Akibatnya pemilih merasa bahwa capres cawapres 2024 tidak mencerminkan sosok yang dapat memenuhi kebutuhan dan keinginan rakyat. Presiden yang dihasilkan nanti tidak mewakili keberagaman pandangan dan kepentingan masyarakat. Sehingga akan merugikan partisipasi warga dalam proses politik sebab suara rakyat tidak akan memiliki dampak yang signifikan.

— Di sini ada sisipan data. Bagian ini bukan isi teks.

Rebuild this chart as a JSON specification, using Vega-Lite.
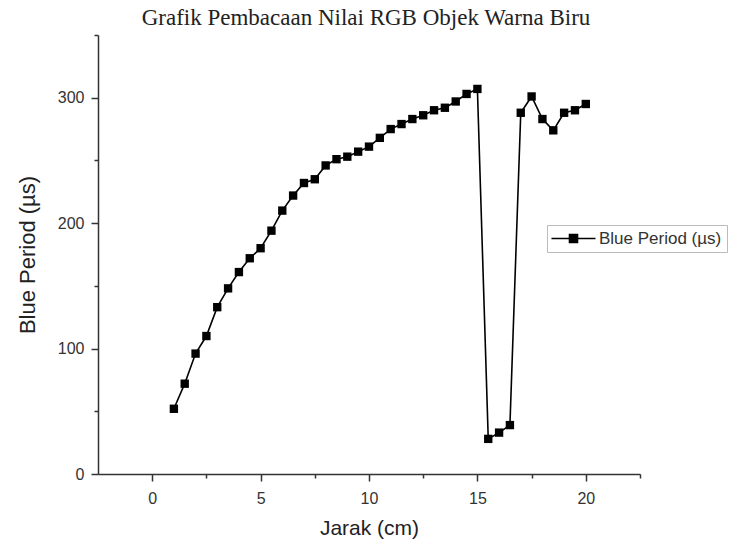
{
  "$schema": "https://vega.github.io/schema/vega-lite/v6.json",
  "width": 542,
  "height": 439,
  "autosize": "none",
  "padding": {"left": 98, "top": 35, "right": 91, "bottom": 69},
  "background": "white",
  "title": {
    "text": "Grafik Pembacaan Nilai RGB Objek Warna Biru",
    "font": "Liberation Serif",
    "fontSize": 23,
    "fontWeight": "normal",
    "color": "#222222",
    "anchor": "middle",
    "offset": 4,
    "dx": -3
  },
  "config": {
    "view": {"stroke": null},
    "axis": {
      "grid": false,
      "domainColor": "#333333",
      "domainWidth": 1.5,
      "tickColor": "#333333",
      "tickWidth": 1.5,
      "labelColor": "#333333",
      "labelFont": "Liberation Sans",
      "labelFontSize": 16,
      "titleColor": "#222222",
      "titleFont": "Liberation Sans",
      "titleFontWeight": "normal"
    }
  },
  "data": {
    "values": [
      {"jarak": 1, "blue": 52},
      {"jarak": 1.5, "blue": 72},
      {"jarak": 2, "blue": 96},
      {"jarak": 2.5, "blue": 110},
      {"jarak": 3, "blue": 133},
      {"jarak": 3.5, "blue": 148},
      {"jarak": 4, "blue": 161},
      {"jarak": 4.5, "blue": 172},
      {"jarak": 5, "blue": 180},
      {"jarak": 5.5, "blue": 194},
      {"jarak": 6, "blue": 210},
      {"jarak": 6.5, "blue": 222},
      {"jarak": 7, "blue": 232},
      {"jarak": 7.5, "blue": 235},
      {"jarak": 8, "blue": 246},
      {"jarak": 8.5, "blue": 251},
      {"jarak": 9, "blue": 253},
      {"jarak": 9.5, "blue": 257},
      {"jarak": 10, "blue": 261},
      {"jarak": 10.5, "blue": 268},
      {"jarak": 11, "blue": 275},
      {"jarak": 11.5, "blue": 279},
      {"jarak": 12, "blue": 283},
      {"jarak": 12.5, "blue": 286},
      {"jarak": 13, "blue": 290},
      {"jarak": 13.5, "blue": 292},
      {"jarak": 14, "blue": 297},
      {"jarak": 14.5, "blue": 303},
      {"jarak": 15, "blue": 307},
      {"jarak": 15.5, "blue": 28},
      {"jarak": 16, "blue": 33},
      {"jarak": 16.5, "blue": 39},
      {"jarak": 17, "blue": 288},
      {"jarak": 17.5, "blue": 301},
      {"jarak": 18, "blue": 283},
      {"jarak": 18.5, "blue": 274},
      {"jarak": 19, "blue": 288},
      {"jarak": 19.5, "blue": 290},
      {"jarak": 20, "blue": 295}
    ]
  },
  "encoding": {
    "x": {
      "field": "jarak",
      "type": "quantitative",
      "scale": {"domain": [-2.5, 22.5], "nice": false, "zero": false},
      "axis": {
        "title": "Jarak (cm)",
        "titleFontSize": 21,
        "titlePadding": 11,
        "values": [0, 2.5, 5, 7.5, 10, 12.5, 15, 17.5, 20, 22.5],
        "labelExpr": "datum.value % 5 === 0 ? datum.label : ''",
        "tickSize": {"condition": {"test": "datum.value % 5 === 0", "value": 7}, "value": 4},
        "labelPadding": 9
      }
    },
    "y": {
      "field": "blue",
      "type": "quantitative",
      "scale": {"domain": [0, 350], "nice": false},
      "axis": {
        "title": "Blue Period (µs)",
        "titleFontSize": 22,
        "titlePadding": 18,
        "values": [0, 50, 100, 150, 200, 250, 300, 350],
        "labelExpr": "datum.value % 100 === 0 ? datum.label : ''",
        "tickSize": {"condition": {"test": "datum.value % 100 === 0", "value": 7}, "value": 4},
        "labelPadding": 7
      }
    }
  },
  "layer": [
    {
      "mark": {"type": "line", "strokeWidth": 1.6},
      "encoding": {
        "color": {
          "datum": "Blue Period (µs)",
          "type": "nominal",
          "scale": {"range": ["black"]},
          "legend": {
            "title": null,
            "orient": "none",
            "legendX": 449,
            "legendY": 190,
            "padding": 5,
            "strokeColor": "#bbbbbb",
            "fillColor": "white",
            "symbolType": "M-4.4,0H4.4M-0.8,-0.8H0.8V0.8H-0.8Z",
            "symbolSize": 100,
            "symbolOffset": 13,
            "symbolStrokeWidth": 1.6,
            "symbolFillColor": "black",
            "symbolStrokeColor": "black",
            "labelFont": "Liberation Sans",
            "labelFontSize": 17,
            "labelColor": "#333333",
            "labelOffset": 17
          }
        }
      }
    },
    {
      "mark": {"type": "point", "shape": "square", "filled": true, "size": 70, "color": "black", "opacity": 1}
    }
  ]
}
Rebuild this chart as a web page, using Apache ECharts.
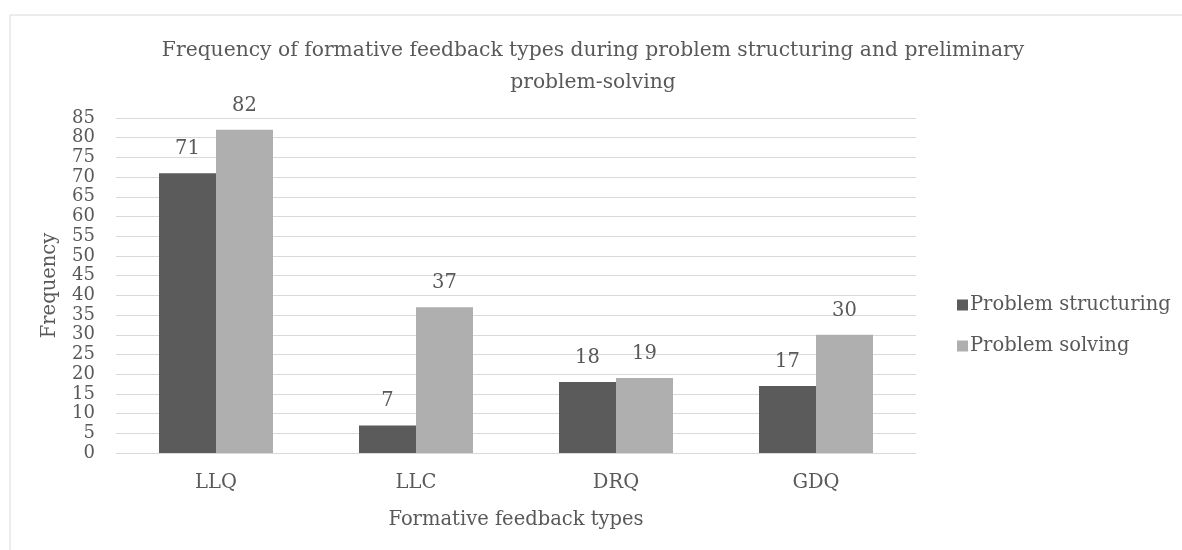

Para capres cawapres 2024 yang merupakan bagian dari kekuasaan rezim Jokowi menciptakan konsolidasi kekuasaan dan memicu kekhawatiran tentang munculnya oligarki, yang mana kekuatan politik nantinya akan kembali terpusat pada segelintir elit yang memegang kendali. Maka pilpres 2024 akan dikatakan sebagai ajang pemilihan presiden yang gagal menghadirkan pemimpin alternatif yang mencerminkan keragaman opini dan kepentingan rakyat.
John Stuart Mill, filsuf utilitarianisme abad ke-19, mendukung ide bahwa demokrasi yang baik harus mewakili berbagai pandangan dan kepentingan. Ia menyoroti pentingnya pluralisme politik dan representasi yang lebih luas dalam proses demokratis. Meskipun tidak secara langsung berkaitan dengan pilpres yang akan kita laksanakan tahun depan, namun pemikiran Mill menunjukkan nilai pada masyarakat yang didukung oleh pemilihan yang mencerminkan berbagai pandangan dan kepentingan.
Konsep ini sejalan dengan pemikiran banyak filsuf politik dunia yang menekankan pentingnya demokrasi yang dinamis, inklusif, dan responsif terhadap aspirasi masyarakat.
Kalibata, Jakarta Selatan, 11 Desember 2023, 07:18 Wib.